Acordei com o relógio prometendo pressa: véspera de Dia das Mães, rota relâmpago Congonhas–Curitiba, a mala meio vazia e Guadalupe – nossa mini-golden recém-alfabetizada em travessuras – entregue aos cuidados de Elisa, de última hora. No avião, tentava medir a distância até as lembranças, mas elas decolaram primeiro: atravessaram a janela oval, misturaram-se às nuvens e sentaram-se no assento ao lado.
Curitiba me recebeu num tapete gelado, fazia muito frio, aquele cinza que engana o desavisado e acalenta quem conhece o truque: nublar o céu para acender por dentro. Na casa da Irani, o tempo resolveu brincar de estátua. Cada canto lembrava um parente, cada xícara chamava pelo seu dono. Falamos como quem desempoeira fotografias: soprávamos nomes, histórias, invenções de infância diante da casa de madeira amarela, janelas azuis, cheiro de lenha e feijão no fogão. Tudo intacto no museu desordenado da memória.
Domingo chegou vestido para festa. Organizamos um almoço que era menos refeição e mais ritual – a liturgia do reencontro. Quando o karaokê acendeu seu néon, reconheci ali o maestro secreto da cerimônia: bastou a introdução de “Como É Grande o Meu Amor Por Você” para que o passado abrisse a porta da cozinha e puxasse cadeira. As vozes, desafinadas com elegância, costuravam tempo sobre tempo; cada verso de Roberto Carlos virava fio de sutura, fechando feridas antigas, abrindo outras mais fundas. Quem disse que lembrança é curativo não entendeu o veneno.
Chegaram Claudio, sua gente, as meninas da Irani e do Edelcio, meu cunhado, um neto correndo sob a mesa – e de repente éramos um coro de gerações disputando microfone e memória. Entre um agudo torto e o tilintar dos copos, percebi que saudade não é doença infantil; é músculo: cresce, endurece, às vezes dói ao esticar, mas sustenta. Ela nos mantinha de pé enquanto o passado rodopiava, os ausentes ocupavam cadeiras vazias, e o futuro – esse estranho sempre atrasado – tomava notas mentais do que lhe caberá continuar.

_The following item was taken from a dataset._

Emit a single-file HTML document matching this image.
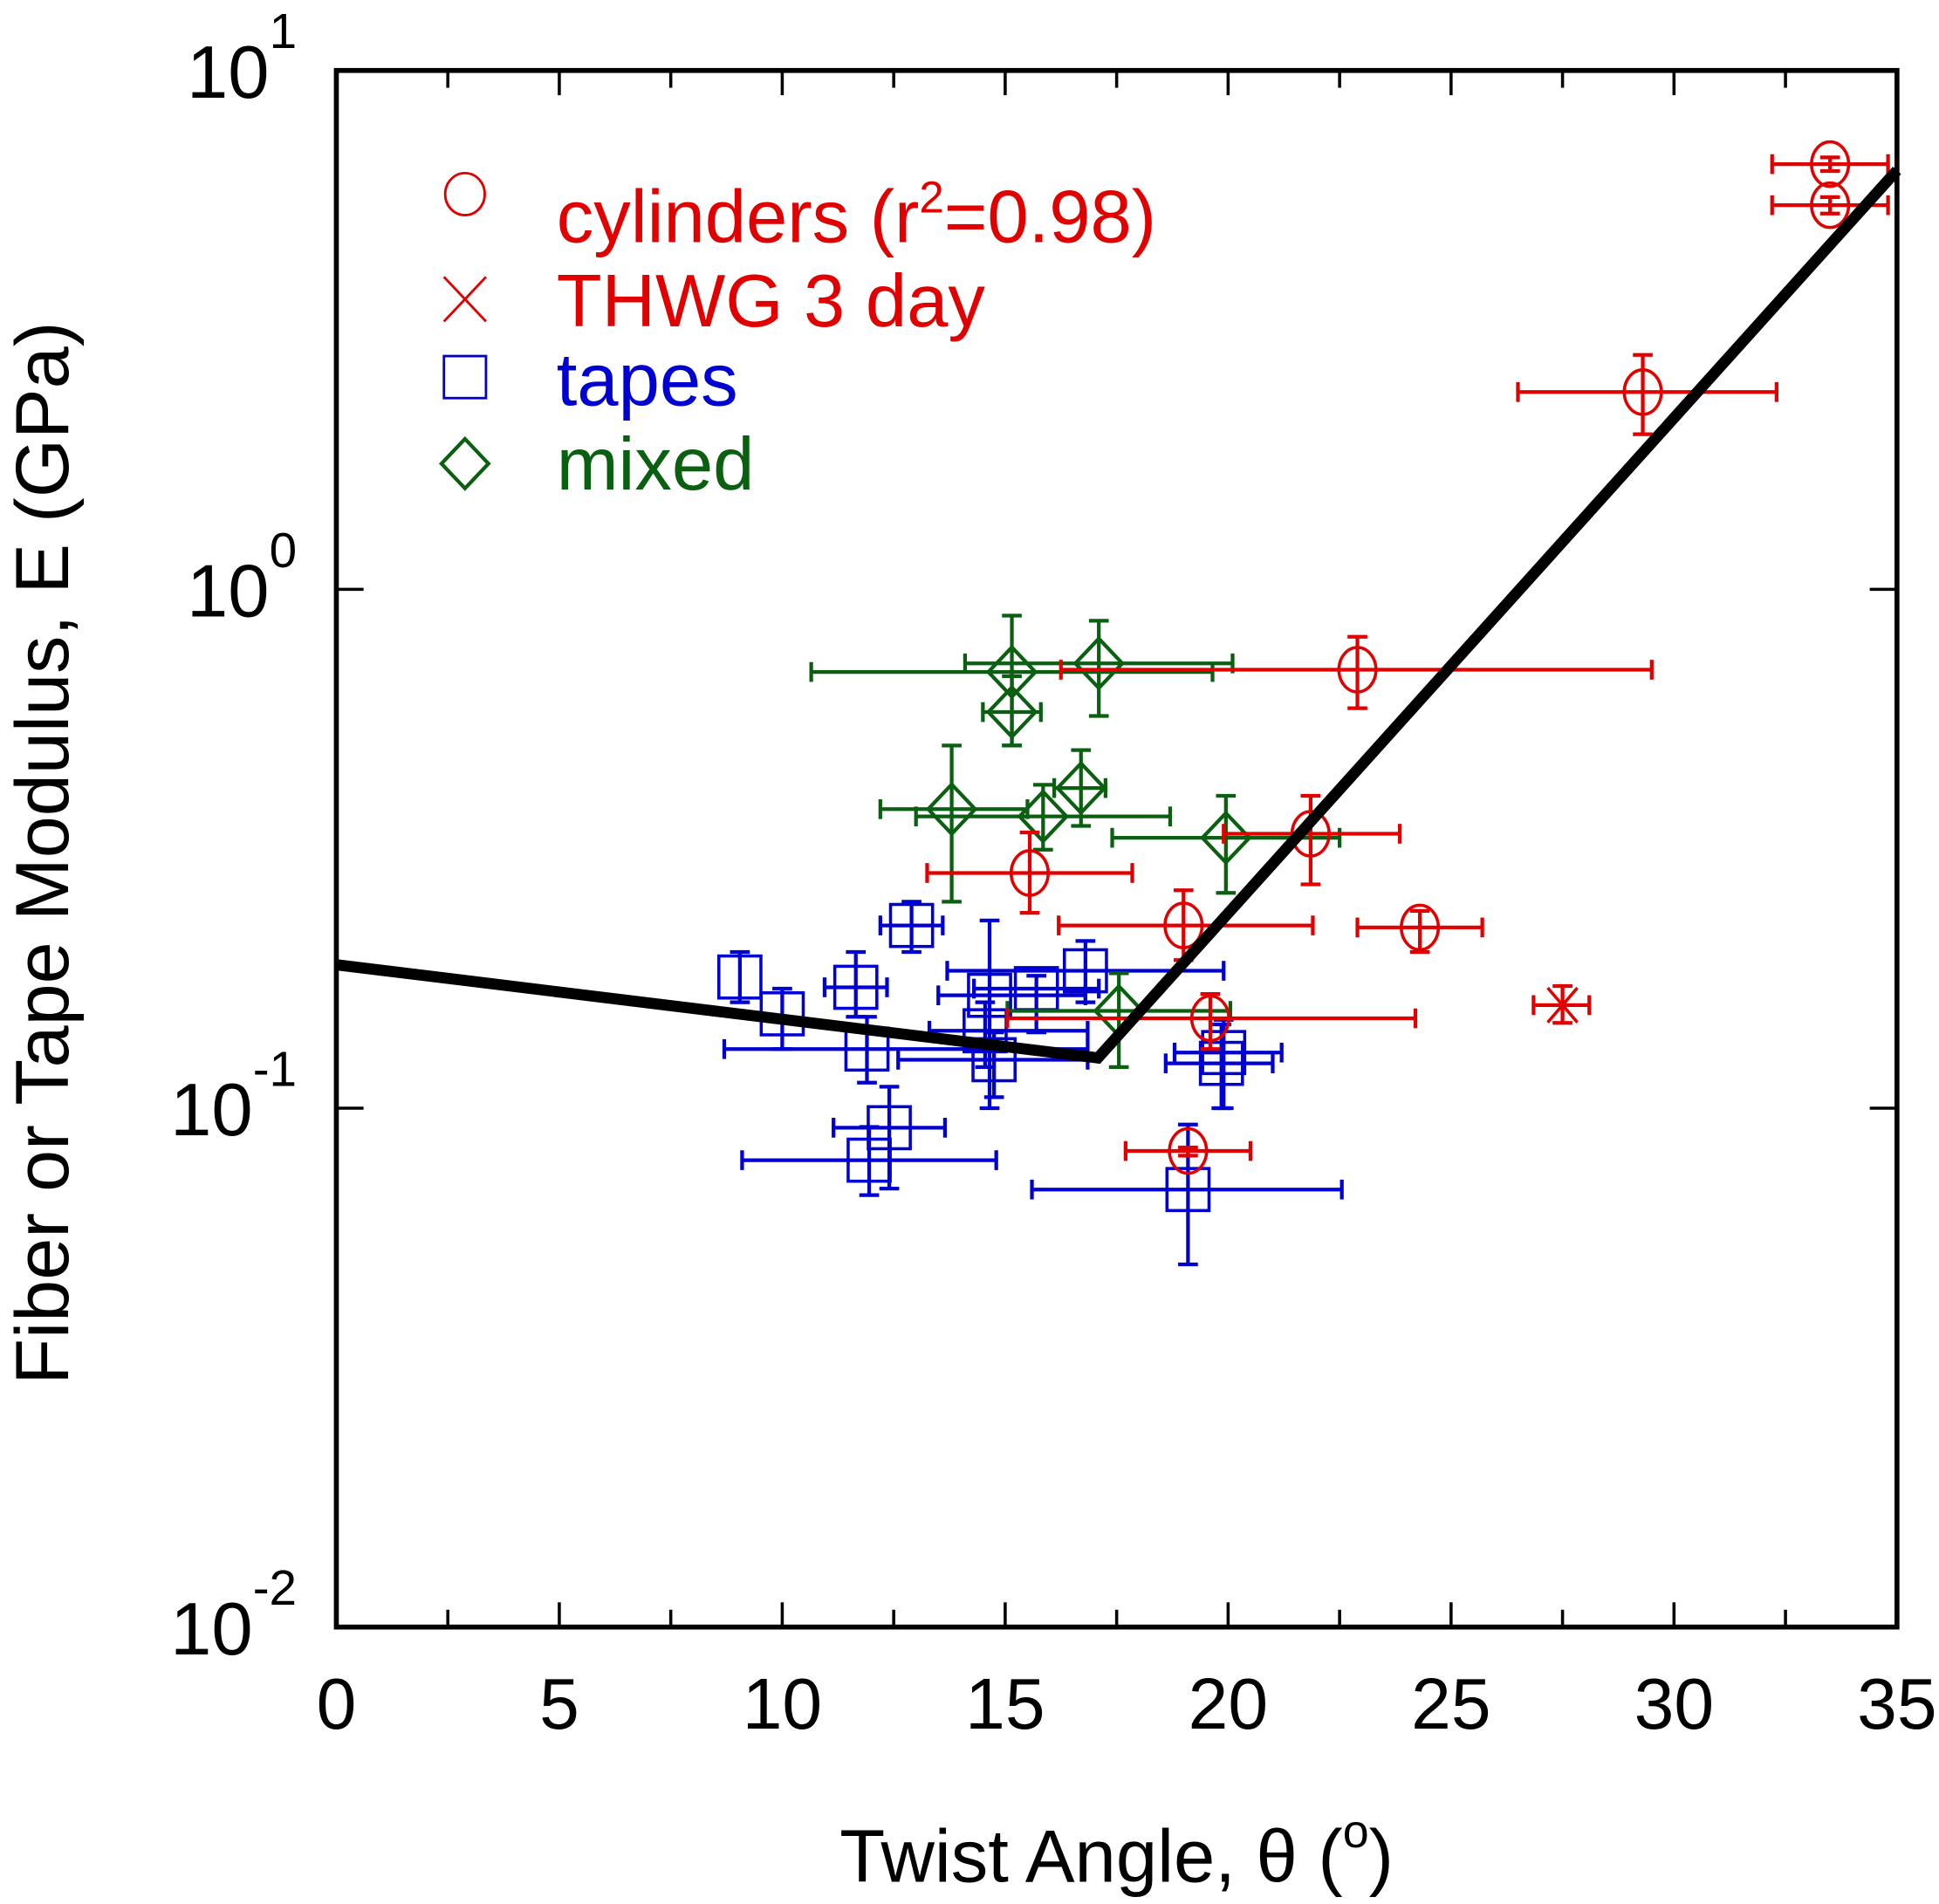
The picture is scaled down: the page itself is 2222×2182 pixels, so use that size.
<!DOCTYPE html>
<html><head><meta charset="utf-8"><style>
html,body{margin:0;padding:0;background:#fff;}
svg{display:block;}
text{font-family:"Liberation Sans",sans-serif;}
</style></head>
<body>
<svg id="chart" width="2222" height="2182" viewBox="0 0 1568 1540" preserveAspectRatio="none" xmlns="http://www.w3.org/2000/svg">
<g id="axes"></g>
<g id="series"></g>
<g id="legend">
 <ellipse cx="376" cy="157" rx="16" ry="17" fill="none" stroke="#e00000" stroke-width="2"/>
 <text x="450" y="196" font-size="60" fill="#e00000">cylinders (r<tspan dy="-24" font-size="36">2</tspan><tspan dy="24">=0.98)</tspan></text>
 <path d="M359,224 L393,260 M393,224 L359,260" stroke="#e00000" stroke-width="2" fill="none"/>
 <text x="450" y="264" font-size="60" fill="#e00000">THWG 3 day</text>
 <rect x="359" y="288" width="34" height="34" fill="none" stroke="#0000d0" stroke-width="2"/>
 <text x="450" y="328" font-size="60" fill="#0000d0">tapes</text>
 <path d="M376,355 L395,375 L376,395 L357,375 Z" fill="none" stroke="#0a6010" stroke-width="3"/>
 <text x="450" y="396" font-size="60" fill="#0a6010">mixed</text>
</g>
<script>
// ---- data ----
const xTicks=[0,5,10,15,20,25,30,35];
const yDecades=[-2,-1,0,1];
const cylX=[33.5,33.5,29.3,22.9,21.85,15.55,19.0,24.3,19.6,19.1];
const cylY=[6.6,5.5,2.4,0.70,0.338,0.284,0.225,0.223,0.149,0.0827];
const cylXlo=[32.2,32.2,26.5,16.25,19.9,13.25,16.2,22.9,15.05,17.7];
const cylXhi=[34.8,34.8,32.3,29.5,23.85,17.85,21.9,25.7,24.2,20.5];
const cylYlo=[6.4,5.3,1.99,0.59,0.27,0.238,0.193,0.2,0.13,0.081];
const cylYhi=[6.8,5.7,2.83,0.81,0.40,0.34,0.263,0.24,0.166,0.084];
const thwgX=[27.5],thwgY=[0.158],thwgXlo=[26.85],thwgXhi=[28.1],thwgYlo=[0.146],thwgYhi=[0.172];
const tapX=[9.05,10.0,11.65,11.9,12.9,12.4,11.95,14.65,14.55,14.75,15.7,16.8,19.9,19.85,19.1];
const tapY=[0.179,0.152,0.171,0.130,0.225,0.0917,0.0794,0.165,0.141,0.124,0.17,0.184,0.128,0.122,0.0697];
const tapXlo=[9.05,10.0,10.95,8.7,12.2,11.15,9.1,13.5,13.3,12.6,14.3,13.7,18.8,18.6,15.6];
const tapXhi=[9.05,10.0,12.35,16.85,13.6,13.65,14.8,16.8,16.85,16.85,17.1,19.9,21.2,21.0,22.55];
const tapYlo=[0.16,0.13,0.15,0.112,0.2,0.07,0.068,0.1,0.12,0.105,0.14,0.16,0.1,0.1,0.05];
const tapYhi=[0.2,0.17,0.2,0.15,0.25,0.11,0.092,0.23,0.16,0.14,0.18,0.21,0.148,0.145,0.093];
const mixX=[15.15,17.1,15.15,13.8,15.85,16.7,19.95,17.55];
const mixY=[0.693,0.72,0.58,0.377,0.365,0.414,0.332,0.154];
const mixXlo=[10.65,14.1,14.5,12.2,13.0,16.1,17.4,15.05];
const mixXhi=[19.65,20.1,15.8,15.5,18.7,17.25,22.5,20.05];
const mixYlo=[0.5,0.57,0.5,0.25,0.315,0.35,0.26,0.12];
const mixYhi=[0.89,0.87,0.68,0.5,0.42,0.49,0.4,0.182];
const fitX=[0,17.08,35];
const fitY=[0.189,0.125,6.42];
// ---- axes ----
const L=272,R=1534,T=57,B=1316;
const sx=v=>L+(v-0)/(35-0)*(R-L);
const sy=v=>B-(Math.log10(v)+2)/3*(B-T);
const NS="http://www.w3.org/2000/svg";
function mk(tag,attrs,parent){const e=document.createElementNS(NS,tag);for(const k in attrs)e.setAttribute(k,attrs[k]);parent.appendChild(e);return e;}
const ax=document.getElementById('axes');
let fr=mk('rect',{x:L,y:T,width:R-L,height:B-T,fill:'none',stroke:'#000','stroke-width':4},ax);


for(let v=2.5;v<35;v+=2.5){
  const major=(v%5===0),len=major?20:14;
  let t1=mk('line',{x1:sx(v),x2:sx(v),y1:B,y2:B-len,stroke:'#000','stroke-width':2.5},ax);
  
  
  let t2=mk('line',{x1:sx(v),x2:sx(v),y1:T,y2:T+len,stroke:'#000','stroke-width':2.5},ax);
  
  
}
xTicks.forEach(v=>{
  let t=mk('text',{x:sx(v),y:B+82,'font-size':58,'text-anchor':'middle'},ax);
  t.textContent=v;
  
  
});
yDecades.forEach(d=>{
  const y=sy(Math.pow(10,d));
  if(d>-2&&d<1){
    let a=mk('line',{x1:L,x2:L+22,y1:y,y2:y,stroke:'#000','stroke-width':2.5},ax);
    
    
    let b=mk('line',{x1:R,x2:R-22,y1:y,y2:y,stroke:'#000','stroke-width':2.5},ax);
    
    
  }
  let t=mk('text',{x:240,y:y+22,'font-size':60,'text-anchor':'end'},ax);
  
  
  t.textContent='10';
  let s=mk('tspan',{dy:-40,'font-size':40},t);
  s.textContent=d;
});
let xt=mk('text',{x:903,y:1522,'font-size':60,'text-anchor':'middle'},ax);


xt.textContent='Twist Angle, θ (';
let xs=mk('tspan',{dy:-28,'font-size':38},xt);xs.textContent='o';
let xs2=mk('tspan',{dy:28},xt);xs2.textContent=')';
let yt=mk('text',{x:0,y:0,'font-size':61,'text-anchor':'middle',transform:'translate(55,690) rotate(-90)'},ax);


yt.textContent='Fiber or Tape Modulus, E (GPa)';
// ---- series ----
const sg=document.getElementById('series');
function errbars(g,x,y,xlo,xhi,ylo,yhi,col){
  const cx=sx(x),cy=sy(y),w=3;
  if(xhi>xlo){
    mk('line',{x1:sx(xlo),x2:sx(xhi),y1:cy,y2:cy,stroke:col,'stroke-width':w},g);
    mk('line',{x1:sx(xlo),x2:sx(xlo),y1:cy-8,y2:cy+8,stroke:col,'stroke-width':w},g);
    mk('line',{x1:sx(xhi),x2:sx(xhi),y1:cy-8,y2:cy+8,stroke:col,'stroke-width':w},g);
  }
  mk('line',{x1:cx,x2:cx,y1:sy(ylo),y2:sy(yhi),stroke:col,'stroke-width':w},g);
  mk('line',{x1:cx-8,x2:cx+8,y1:sy(ylo),y2:sy(ylo),stroke:col,'stroke-width':w},g);
  mk('line',{x1:cx-8,x2:cx+8,y1:sy(yhi),y2:sy(yhi),stroke:col,'stroke-width':w},g);
}
function series(name,X,Y,XL,XH,YL,YH,col,shape){
  X.forEach((x,i)=>{
    const g=mk('g',{},sg);
    
    
    errbars(g,x,Y[i],XL[i],XH[i],YL[i],YH[i],col);
    const cx=sx(x),cy=sy(Y[i]);
    if(shape==='circle')mk('ellipse',{cx:cx,cy:cy,rx:15,ry:18,fill:'none',stroke:col,'stroke-width':2.5},g);
    if(shape==='square')mk('rect',{x:cx-17,y:cy-17,width:34,height:34,fill:'none',stroke:col,'stroke-width':2.5},g);
    if(shape==='diamond')mk('path',{d:`M${cx},${cy-20}L${cx+19},${cy}L${cx},${cy+20}L${cx-19},${cy}Z`,fill:'none',stroke:col,'stroke-width':3},g);
    if(shape==='x')mk('path',{d:`M${cx-12},${cy-14}L${cx+12},${cy+14}M${cx+12},${cy-14}L${cx-12},${cy+14}`,fill:'none',stroke:col,'stroke-width':2.5},g);
  });
}
series('tape',tapX,tapY,tapXlo,tapXhi,tapYlo,tapYhi,'#0000d0','square');
series('mixed',mixX,mixY,mixXlo,mixXhi,mixYlo,mixYhi,'#0a6010','diamond');
series('cylinder',cylX,cylY,cylXlo,cylXhi,cylYlo,cylYhi,'#e00000','circle');
series('thwg',thwgX,thwgY,thwgXlo,thwgXhi,thwgYlo,thwgYhi,'#e00000','x');
const fit=mk('polyline',{points:fitX.map((x,i)=>sx(x)+','+sy(fitY[i])).join(' '),fill:'none',stroke:'#000','stroke-width':9},sg);


</script>
</svg>
</body></html>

Soou a última faixa, e tudo coube num refrão: viver é carregar a própria dor de estimação pela coleira curta, sem deixar de dançar. Voltei ao aeroporto com o cheiro de madeira pintado no casaco, a barriga cheia de riso, a memória latejando como músculo depois do treino. Guadalupe me recebeu com latidos de quem narra aventuras inenarráveis; respondi com um abraço cúmplice, certo de que, no álbum onde a vida mistura retratos, ela terá sua página de bicho entre demais capítulos humanos.
E assim o domingo encerrou-se: nublado por fora, incendiado por dentro, prova irrefutável de que o tempo não cura nada – ele apenas nos ensina a cantar acima das cicatrizes.